Maybe one of the most surprising things about the 2021-22 Vanderbilt Commodores was that Trey Thomas played the fifth-most minutes of anyone on the team.

That wasn’t something that we thought would be the case. Entering the season, Thomas was a guy who had showed himself to be a useful, if limited, player during his freshman year, but the thought was that he might have been recruited over. Over the offseason, Vanderbilt had added a talented transfer in Rodney Chatman, a couple of promising freshman guards in Peyton Daniels and Shane Dezonie, and also had a healthy Tyrin Lawrence — all of that in addition to the return of Scotty Pippen Jr.

What actually happened was that Daniels left the team three games into the season, Chatman missed 20 games due to injury, and Dezonie, while showing promise, was not ready for prime time. Walk-on Drew Weikert would up playing real minutes for last year’s team. The point was, the things that we thought would relegate Thomas to a minor role last season didn’t materialize, and he averaged 18.3 minutes per game — right in line with his freshman year playing time.

So for this year... lather, rinse, repeat. Thomas has his uses as a guy who can get hot from three-point range; though he shot just 33.6 percent from deep last season, that was dragged down by an awful stretch early in the season. Once SEC play hit, he was a 41.1 percent shooter beyond the arc. He’s also, essentially, a 5’11” shooting guard who can’t really play the point and is a defensive liability; per sports-reference, Thomas had a 104.7 defensive rating on a team that posted a 97.8 team defensive rating, meaning that Vanderbilt’s defense was about 7 points worse per 100 possessions with Thomas on the floor.

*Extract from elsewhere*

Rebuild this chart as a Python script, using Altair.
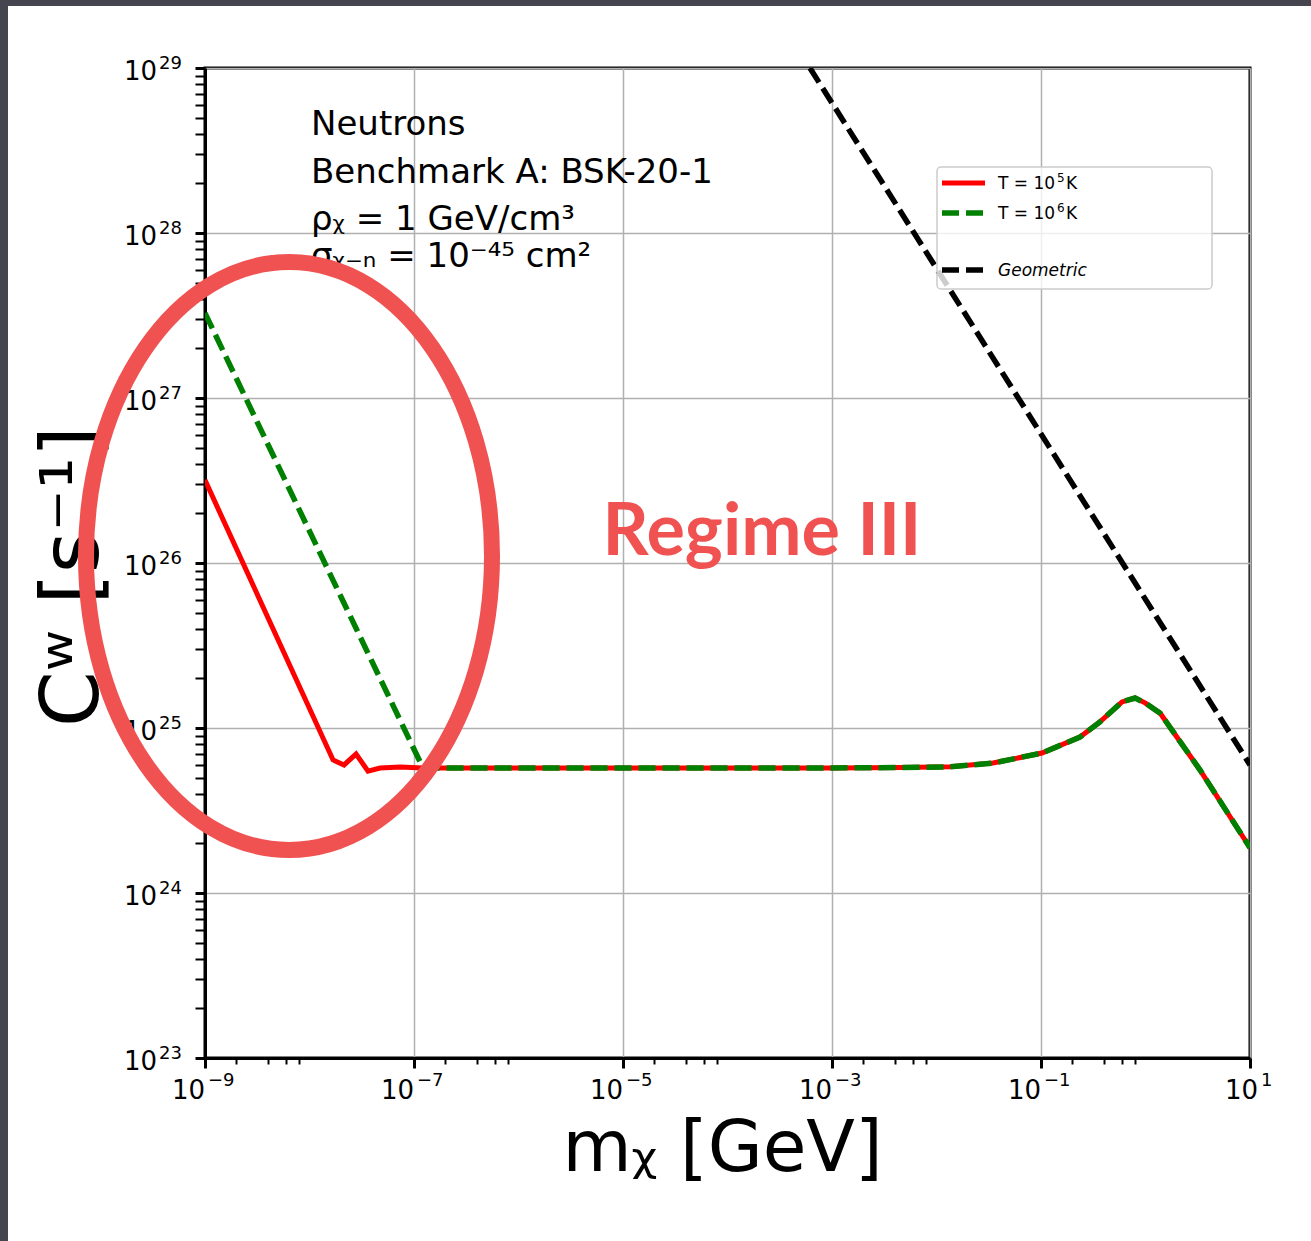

So what is Thomas’s role for the 2022-23 Vanderbilt Commodores? Chatman, Pippen, Dezonie, and Daniels are all gone (and so is Drew Weikert, for that matter.) Ezra Manjon is in to start at the point, Tyrin Lawrence is probably in line to start at the two-guard spot — though so far, Lawrence playing ahead of Thomas has been in effect sacrificing offense for defense. Thomas’s inability to play the point probably means that Vanderbilt will need one of two freshmen (Noah Shelby or Paul Lewis) to function as the backup point guard; what happens to Thomas’s minutes will depend on whether the other is ready to play (and, frankly, whether Lawrence has improved enough on the offensive end to make it worth having him on the floor for 30-plus minutes a game.) If all of that happens, Thomas’s role on the team will be minimal. But all of that probably won’t happen, and chances are we’ll see him a decent amount again.